Il serait impensable que lors d’un mondial de football l’entraîneur d’une équipe, de sa seule initiative, décide seul de procéder à des contrôles anti-dopage sur les joueurs des équipes adverses et délivre des certificats à sa guise et même sanctionne à sa convenance de supposés cas positifs.
Mais, encore une fois, ce genre de folie sort du cadre du sport et prend une dimension grandiose. Car c’est ainsi que les Etats-Unis, le pays où la consommation et la demande de drogues est la plus grande au monde, mais où, paraît-il, jamais aucun cartel de la drogue n’a existé, s’attribuent le droit d’homologuer quels pays remplissent les bonnes conditions à ce sujet et quels pays, — le Panama, par exemple — méritent d’être bombardés et envahis. Que du temps de Ronald Reagan et d’Olivier North les États-Unis se soient livrés à un trafic de cocaïne et d’armes, dans le dos de leur propre Congrès, pour étouffer la révolution populaire sandiniste est un fait qui attend toujours son impossible jugement et sanction.
Que dans un mondial de football cetaines équipes qui auraient gagné le droit de participer puissent en être empêchées sous prétexte que la Fédération Internationale n’aurait pas accordé son autorisation paraît inconcevable. Au pire, cette Fédération Internationale sera destituée pour incompétence ou pour ineptie ou pour ces deux motifs à la fois. On l’accusera de porter atteinte à l’esprit olympique et elle sera dissoute aussitô. Mais ce qui dans le monde du sport semble évidemment impossible ne l’est absolument pas dans la vraie vie. Des pays comme la Palestine ou la République Arabe Saharaoui attendent depuis de longues dizaines d’années la permission de se montrer sur un terrain et les Nations Unies continuent d’exiger d’elles d’attendre encore et encore.

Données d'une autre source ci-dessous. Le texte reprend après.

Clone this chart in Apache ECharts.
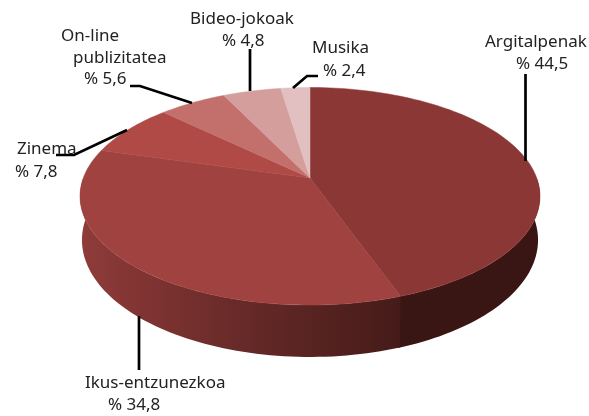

Et ne parlons pas du fait que certaines équipes pourront être bloquées, confinées dans leur coin, interdites de sortie, avec interdiction de choisir leur propre capitaine, de procéder à des changements. Ou que l’on a le droit de sanctionner certains joueurs en leur mettant la tête dans un sac, en leur faisant subir la gégène, ou que certains joueurs adverses peuvent simplement disparaître ou qu’est donné le droit, en toute impunité, de faire feu sur les supporters qui, dans les tribunes, encouragent les équipes cataloguées comme « l’axe du Mal ».